Traditional Ukrainian folk music isn’t exactly a Newfoundland staple. Traditions lie within history, and our overwhelming English, Irish, Scottish, and French colonial lineage has peppered our definition of traditional music. But rich and beautiful music emerges from every corner of the globe, and there’s less of a divide than one might think.
Folk music is exactly what it’s name says: music of the people. And what do people do? They celebrate, they mourn, and they express through song by shaping sounds around whatever instruments they cobbled together and refined over time. In the global world, unhindered by technological barriers, you have a fine line between preserving the original essence of the practice and letting other elements slip in. The Kubasonics playfully dance along that line, parading around with traditional instruments and arrangements but with bits and pieces of more recent styles.
I’ll tell you something: I learned a lot about Ukrainian folk music while writing this and became quite enamoured. I was somewhat familiar with related genres, but mostly through synthesis; you get the balkan Gypsy jazz from some of my favourite Duane Andrews works (by way of Django), and studying religion in grad school brought an affinity for the Klezmatics.

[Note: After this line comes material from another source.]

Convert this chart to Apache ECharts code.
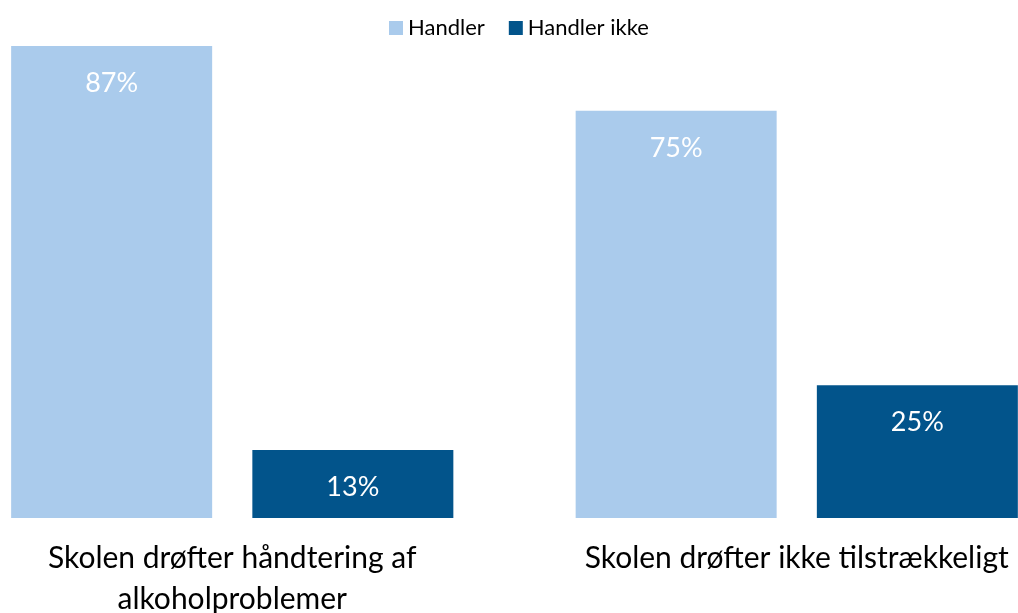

But the Ukrainian tradition is so diverse; it’s truly a relatable, emotional form of folk. It might be my own preconceptions, but its versatility reminds me of the Newfoundland tradition. From acappella ballads with distinctive power, to mile a minute dance numbers, there’s real treasure in the warmth of it all. “Canada”, the opening track, is a haunting, powerful piece that showcases Bilyj holos, a unique singing style that relies on pure power and emotion.
But from there, it turns into a kitchen party (including a unique take on a suite of jigs and reels), full of bouncy, affable songs that use instruments novel to Newfoundland. Driven by a dominant violin and an array of traditional strings, there’s more unique melody here than in almost any other release from this island you’ll hear this year. It twists and turns and has seemingly no shortage of paths for it to take.
Fusion is just a reality of musical life. Transplants adapt and learn, and as time passes you get something that’s still culturally identifiable but dressed up in modern garb. At the turn of the 20th century, Klezmer evolved as traditional Ashkenazi Jewish music became tinged with Jazz during heavy immigration. There was the British Folk Revival in the 1960s, and virtually every type of folk music has been adapted into a punk form over the past 20 years. Newfoundland has seen boatloads of it. The Irish tinged rock bands that populate our pubs are a blend years in the making.
The Kubasonics brand of fusion brings a fresh outlook to the table; something that is engrained in a culture so far from our own, yet so relatable.